Easy homemade marinara sauce, starting with roma tomatoes that are oven roasted with garlic, olive oil and herbs, then blended and frozen. No peeling or canning required!
Preheat oven to 425 F. (non-convection)Cut roma tomatoes in half lengthwise (no need to remove the stem bit). Place in a large roasting pan (mine is 11x16-inches and a couple of inches deep.) Scatter garlic over-top. Drizzle with olive oil and balsamic vinegar. Sprinkle with oregano, basil, salt and pepper. Toss with a large spoon to coat.
Place in preheated oven for 60-70 minutes, stirring well half way through cooking. The mixture shouldn't dry out completely and some of the tomato skins will char slightly. Stirring well half way through ensures that nothing gets too dark. Allow to cool.
Remove tomatoes from pan (if there is a lot of liquid in the pan, use a slotted spoon to remove, leaving most of the liquid behind). Blend in a food processor or use immersion blender to create a sauce with your desired chunkiness level.
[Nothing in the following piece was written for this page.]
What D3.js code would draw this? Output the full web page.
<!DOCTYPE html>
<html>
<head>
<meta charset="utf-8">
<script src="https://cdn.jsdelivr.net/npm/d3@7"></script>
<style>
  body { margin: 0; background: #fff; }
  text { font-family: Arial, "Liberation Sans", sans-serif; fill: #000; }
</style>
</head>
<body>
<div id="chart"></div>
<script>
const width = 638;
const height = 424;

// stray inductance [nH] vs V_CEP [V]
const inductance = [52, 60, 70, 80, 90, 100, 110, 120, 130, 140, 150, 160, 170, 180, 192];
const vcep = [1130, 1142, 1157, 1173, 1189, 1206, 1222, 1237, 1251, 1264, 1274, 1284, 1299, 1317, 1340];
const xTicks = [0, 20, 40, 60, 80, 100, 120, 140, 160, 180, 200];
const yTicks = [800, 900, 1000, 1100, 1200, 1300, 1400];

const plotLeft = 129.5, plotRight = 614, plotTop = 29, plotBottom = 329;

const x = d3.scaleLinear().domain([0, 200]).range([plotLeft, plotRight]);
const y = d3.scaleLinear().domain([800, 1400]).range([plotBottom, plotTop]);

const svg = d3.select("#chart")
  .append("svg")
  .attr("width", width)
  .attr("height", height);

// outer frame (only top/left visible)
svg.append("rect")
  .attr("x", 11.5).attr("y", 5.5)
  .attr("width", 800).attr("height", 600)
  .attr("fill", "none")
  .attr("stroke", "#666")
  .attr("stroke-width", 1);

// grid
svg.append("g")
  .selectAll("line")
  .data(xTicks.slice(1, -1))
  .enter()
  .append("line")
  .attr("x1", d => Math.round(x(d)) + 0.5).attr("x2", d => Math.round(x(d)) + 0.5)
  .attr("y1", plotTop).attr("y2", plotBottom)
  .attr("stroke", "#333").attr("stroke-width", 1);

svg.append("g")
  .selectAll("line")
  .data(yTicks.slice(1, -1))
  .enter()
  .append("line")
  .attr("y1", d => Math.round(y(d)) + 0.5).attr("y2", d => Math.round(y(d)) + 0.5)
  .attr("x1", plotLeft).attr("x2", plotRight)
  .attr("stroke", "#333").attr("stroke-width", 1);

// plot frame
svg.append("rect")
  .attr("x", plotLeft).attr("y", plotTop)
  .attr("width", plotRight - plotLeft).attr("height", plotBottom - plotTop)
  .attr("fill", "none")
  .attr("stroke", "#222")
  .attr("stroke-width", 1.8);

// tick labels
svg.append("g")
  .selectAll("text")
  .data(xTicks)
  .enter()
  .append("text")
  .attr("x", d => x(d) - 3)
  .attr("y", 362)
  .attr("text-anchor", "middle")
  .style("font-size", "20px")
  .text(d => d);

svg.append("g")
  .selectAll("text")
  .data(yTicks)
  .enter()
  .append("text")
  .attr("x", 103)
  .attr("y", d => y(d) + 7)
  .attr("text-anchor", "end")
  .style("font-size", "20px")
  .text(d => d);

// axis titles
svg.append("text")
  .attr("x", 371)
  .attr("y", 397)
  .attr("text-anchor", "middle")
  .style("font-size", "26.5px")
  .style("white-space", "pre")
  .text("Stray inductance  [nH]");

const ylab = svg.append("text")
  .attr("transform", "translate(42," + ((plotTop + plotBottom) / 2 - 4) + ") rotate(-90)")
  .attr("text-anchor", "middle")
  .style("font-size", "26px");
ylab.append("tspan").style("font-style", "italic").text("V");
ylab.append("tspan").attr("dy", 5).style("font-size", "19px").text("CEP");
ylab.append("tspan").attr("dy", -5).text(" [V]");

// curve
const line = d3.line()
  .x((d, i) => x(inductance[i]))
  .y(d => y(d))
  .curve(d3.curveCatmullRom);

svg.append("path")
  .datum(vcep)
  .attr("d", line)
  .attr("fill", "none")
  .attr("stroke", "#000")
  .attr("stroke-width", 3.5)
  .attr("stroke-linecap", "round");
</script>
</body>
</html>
If I'm making a large batch, I tend to do a few smooth and leave a few chunkier.
Notes
Cooking time and nutritional information is PER BATCH. I love to buy a 20lb box of roma tomatoes in late Summer and roast off 4 or 5 batches in a day, then package up and freeze. Then I'm all set for the Winter with fresh homemade marinara sauce!Tips!
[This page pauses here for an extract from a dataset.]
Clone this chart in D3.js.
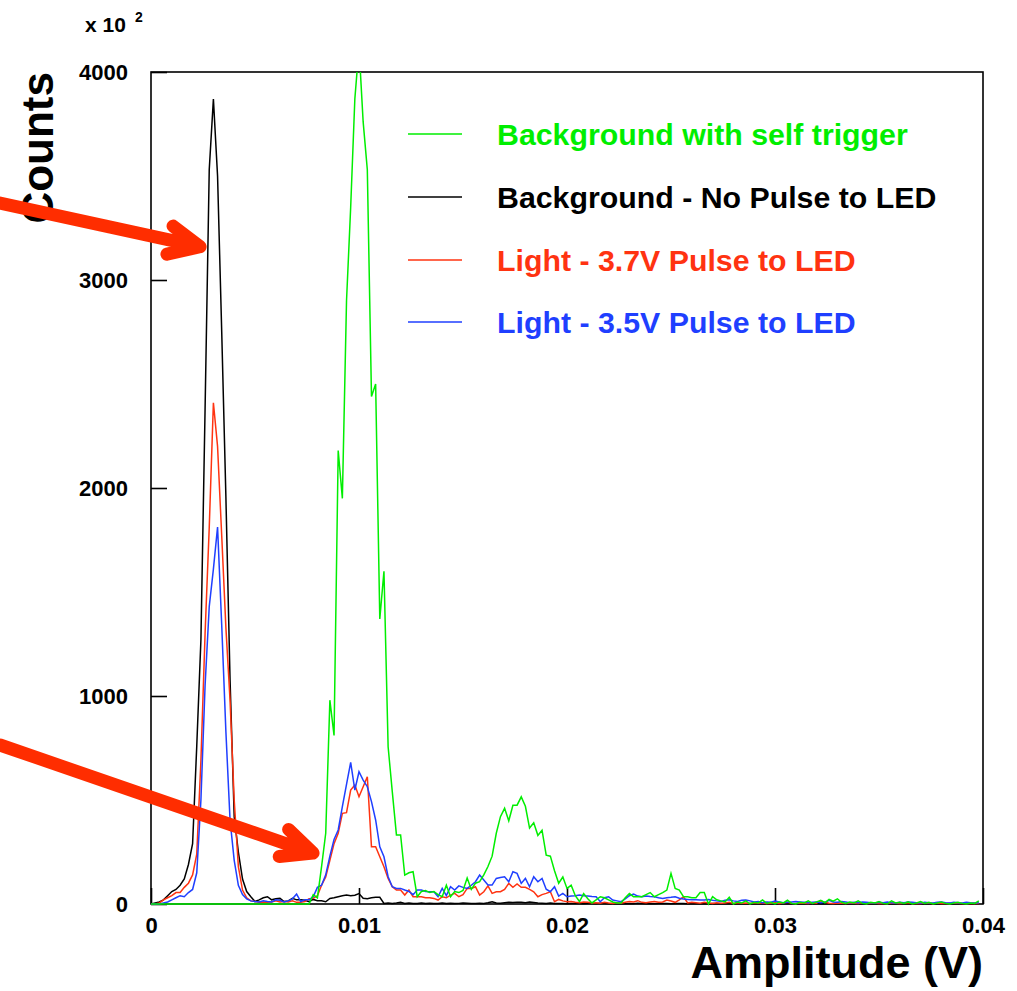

I like to make this marinara without adding butter or onion, as it keeps the sauce as basic as possible and I can always add those things to the dish I use the marinara in.
For an efficient way to make big batches, double the recipe and cook two pans at a time in the upper and lower third of your oven, rotating the pan position half way through cooking. Hopefully you have two large roasting pans to use (I sadly didn't). If not, you can always do them one at a time.
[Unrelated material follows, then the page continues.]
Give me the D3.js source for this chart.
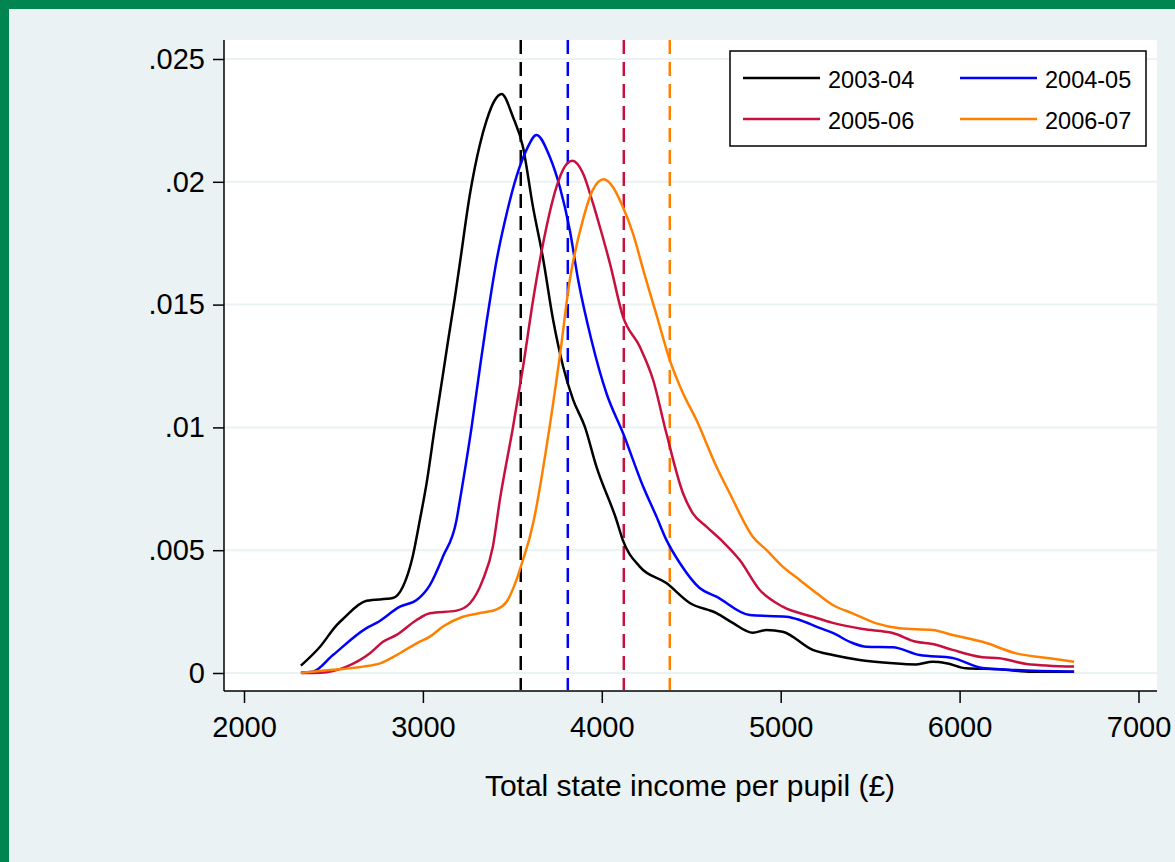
<!DOCTYPE html>
<html>
<head>
<meta charset="utf-8">
<script src="https://cdn.jsdelivr.net/npm/d3@7"></script>
<style>
  html, body { margin: 0; padding: 0; background: #eaf2f3; }
  svg { display: block; font-family: "Liberation Sans", Arial, sans-serif; }
</style>
</head>
<body>
<div id="chart"></div>
<script>
// kernel density of total state income per pupil, one series per year
var seasons = ["2003-04", "2004-05", "2005-06", "2006-07"];
var seasonMeans = [3547, 3810, 4123, 4380];

var density0304 = [
  [2318,0.0003],[2425,0.00107],[2518,0.00195],[2553,0.0022],[2685,0.00294],[2832,0.00305],
  [2888,0.00351],[2940,0.00465],[2983,0.00623],[3021,0.00774],[3067,0.01003],[3113,0.0122],
  [3140,0.0135],[3179,0.0153],[3207,0.0167],[3263,0.0195],[3318,0.0215],[3356,0.0225],
  [3400,0.0233],[3440,0.02357],[3503,0.02265],[3559,0.02143],[3615,0.01899],[3670,0.01695],
  [3728,0.01437],[3784,0.01247],[3840,0.01112],[3905,0.01003],[3970,0.0084],[4082,0.00623],
  [4117,0.00542],[4212,0.00433],[4361,0.00366],[4492,0.00285],[4641,0.00244],[4732,0.00204],
  [4844,0.00164],[4920,0.00175],[5011,0.00168],[5179,0.00094],[5291,0.00073],[5441,0.00053],
  [5609,0.00041],[5758,0.00035],[5849,0.00046],[5926,0.0004],[6037,0.00019],[6223,0.00015],
  [6408,0.00005],[6640,0.00005]
];
var density0405 = [
  [2318,0.00001],[2385,0.00005],[2497,0.00073],[2685,0.00183],[2741,0.00204],[2872,0.0027],
  [2965,0.00297],[3039,0.00358],[3112,0.00474],[3188,0.00623],[3207,0.00704],[3272,0.0100],
  [3318,0.0124],[3356,0.0143],[3384,0.0156],[3412,0.0168],[3468,0.0187],[3523,0.02021],
  [3579,0.0213],[3635,0.02191],[3709,0.02102],[3765,0.0198],[3821,0.01804],[3868,0.016],
  [3942,0.01356],[4026,0.01139],[4119,0.00976],[4231,0.00759],[4306,0.00636],[4361,0.00542],
  [4436,0.00448],[4547,0.00346],[4641,0.00311],[4827,0.00236],[5032,0.00229],[5106,0.00216],
  [5199,0.00189],[5291,0.00163],[5402,0.00122],[5479,0.00107],[5626,0.00105],[5777,0.00073],
  [5961,0.00061],[6128,0.0002],[6317,0.00012],[6640,0.00005]
];
var density0506 = [
  [2318,0],[2425,0.00001],[2574,0.00026],[2704,0.0008],[2777,0.00127],[2853,0.00155],
  [2965,0.00216],[3039,0.00243],[3188,0.00254],[3263,0.00284],[3335,0.00379],[3391,0.00514],
  [3430,0.00704],[3504,0.01003],[3560,0.01247],[3616,0.01519],[3691,0.01817],[3747,0.0198],
  [3793,0.02062],[3836,0.02086],[3894,0.02036],[3950,0.01914],[3989,0.01817],[4045,0.01669],
  [4119,0.0145],[4212,0.01329],[4287,0.01193],[4361,0.00976],[4454,0.00732],[4508,0.00651],
  [4585,0.00596],[4676,0.00535],[4771,0.0046],[4883,0.00338],[5011,0.0027],[5179,0.00229],
  [5291,0.00204],[5458,0.00179],[5626,0.00163],[5758,0.00127],[5849,0.00118],[5961,0.00094],
  [6128,0.00064],[6223,0.0006],[6373,0.00037],[6640,0.00026]
];
var density0607 = [
  [2318,0.00001],[2480,0.00012],[2665,0.00026],[2760,0.00039],[2853,0.00073],[2965,0.00121],
  [3039,0.00148],[3112,0.00189],[3223,0.00229],[3335,0.00246],[3412,0.00259],[3468,0.0029],
  [3523,0.00379],[3559,0.0046],[3598,0.00555],[3620,0.00623],[3691,0.00921],[3765,0.01288],
  [3821,0.016],[3894,0.01844],[3950,0.01967],[4011,0.0201],[4061,0.0198],[4117,0.01899],
  [4173,0.01792],[4240,0.0162],[4305,0.0146],[4380,0.01274],[4454,0.01139],[4529,0.0103],
  [4641,0.0084],[4715,0.00732],[4844,0.00555],[4920,0.00501],[5011,0.00433],[5106,0.00379],
  [5199,0.00326],[5291,0.00277],[5402,0.00243],[5535,0.00202],[5665,0.00182],[5849,0.00175],
  [5961,0.00155],[6128,0.00127],[6317,0.0008],[6503,0.0006],[6640,0.00046]
];
var densities = [density0304, density0405, density0506, density0607];

var xTicks = [2000, 3000, 4000, 5000, 6000, 7000];
var yTicks = [0, 0.005, 0.01, 0.015, 0.02, 0.025];
var yTickLabels = ["0", ".005", ".01", ".015", ".02", ".025"];
var xTitle = "Total state income per pupil (£)";

var colors = ["#000000", "#0000ff", "#c8103e", "#ff8000"];

var width = 1175, height = 862;
var plot = { left: 224, right: 1157, top: 40, bottom: 691 };

var svg = d3.select("#chart").append("svg")
  .attr("width", width)
  .attr("height", height);

svg.append("rect").attr("width", width).attr("height", height).attr("fill", "#eaf2f3");
// green frame on top and left
svg.append("rect").attr("x", 0).attr("y", 0).attr("width", width).attr("height", 9).attr("fill", "#008550");
svg.append("rect").attr("x", 0).attr("y", 0).attr("width", 9).attr("height", height).attr("fill", "#008550");

svg.append("rect")
  .attr("x", plot.left).attr("y", plot.top)
  .attr("width", plot.right - plot.left).attr("height", plot.bottom - plot.top)
  .attr("fill", "#ffffff");

var x = d3.scaleLinear().domain([2000, 7000]).range([244, 1138.5]);
var y = d3.scaleLinear().domain([0, 0.025]).range([673, 59]);

// gridlines
svg.append("g").selectAll("line")
  .data(yTicks)
  .enter().append("line")
  .attr("x1", plot.left).attr("x2", plot.right)
  .attr("y1", function (d) { return y(d); })
  .attr("y2", function (d) { return y(d); })
  .attr("stroke", "#eaf2f3")
  .attr("stroke-width", 2);

// Y axis
var yAxis = svg.append("g")
  .attr("transform", "translate(" + plot.left + ",0)")
  .call(d3.axisLeft(y).tickValues(yTicks).tickSize(11).tickPadding(8)
    .tickFormat(function (d, i) { return yTickLabels[i]; }));
yAxis.select(".domain").remove();

// X axis
var xAxis = svg.append("g")
  .attr("transform", "translate(0," + plot.bottom + ")")
  .call(d3.axisBottom(x).tickValues(xTicks).tickSize(12).tickPadding(13).tickFormat(d3.format("d")));
xAxis.select(".domain").remove();

svg.selectAll(".tick line").attr("stroke", "#000").attr("stroke-width", 1.5);
svg.selectAll(".tick text")
  .attr("fill", "#000")
  .style("font-size", "29px")
  .style("font-family", "'Liberation Sans', Arial, sans-serif");

svg.append("line")
  .attr("x1", plot.left).attr("x2", plot.left)
  .attr("y1", plot.top).attr("y2", plot.bottom)
  .attr("stroke", "#000").attr("stroke-width", 1.5);
svg.append("line")
  .attr("x1", plot.left).attr("x2", plot.right)
  .attr("y1", plot.bottom).attr("y2", plot.bottom)
  .attr("stroke", "#000").attr("stroke-width", 1.5);

// mean lines
svg.append("g").selectAll("line")
  .data(seasonMeans)
  .enter().append("line")
  .attr("x1", function (d) { return x(d); })
  .attr("x2", function (d) { return x(d); })
  .attr("y1", plot.top)
  .attr("y2", plot.bottom - 1)
  .attr("stroke", function (d, i) { return colors[i]; })
  .attr("stroke-width", 2.5)
  .attr("stroke-dasharray", "14,8");

// density curves
var line = d3.line()
  .x(function (d) { return x(d[0]); })
  .y(function (d) { return y(d[1]); })
  .curve(d3.curveMonotoneX);

svg.append("g").selectAll("path")
  .data(densities)
  .enter().append("path")
  .attr("d", line)
  .attr("fill", "none")
  .attr("stroke", function (d, i) { return colors[i]; })
  .attr("stroke-width", 2.5)
  .attr("stroke-linejoin", "round");

// axis title
svg.append("text")
  .attr("x", 690)
  .attr("y", 796)
  .attr("text-anchor", "middle")
  .style("font-size", "30px")
  .text(xTitle);

// legend
var legend = svg.append("g").attr("transform", "translate(730,51)");
legend.append("rect")
  .attr("width", 416).attr("height", 95)
  .attr("fill", "#fff").attr("stroke", "#000").attr("stroke-width", 1.5);

var items = legend.selectAll(".legend")
  .data(seasons)
  .enter().append("g")
  .attr("class", "legend")
  .attr("transform", function (d, i) {
    return "translate(" + (13 + (i % 2) * 217) + "," + (27 + Math.floor(i / 2) * 41) + ")";
  });

items.append("line")
  .attr("x1", 0).attr("x2", 77)
  .attr("stroke", function (d, i) { return colors[i]; })
  .attr("stroke-width", 2.5);

items.append("text")
  .attr("x", 85)
  .attr("y", 10)
  .style("font-size", "23.5px")
  .text(function (d) { return d; });
</script>
</body>
</html>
You may find large pieces of tomato skin as you blend the sauce that you can remove if you like. I just leave them in and process them down to smaller sizes.
This sauce freezes beautifully. Simply portion into 1 or 2-cup freezer bags, seal and smooth flat, then freeze them all stacked up.
I noticed that each batch ended with a little bit more or less liquid left in the pan. If there was a lot, I scooped the tomatoes out of the pan with a slotted spoon, to leave most of it behind in the pan.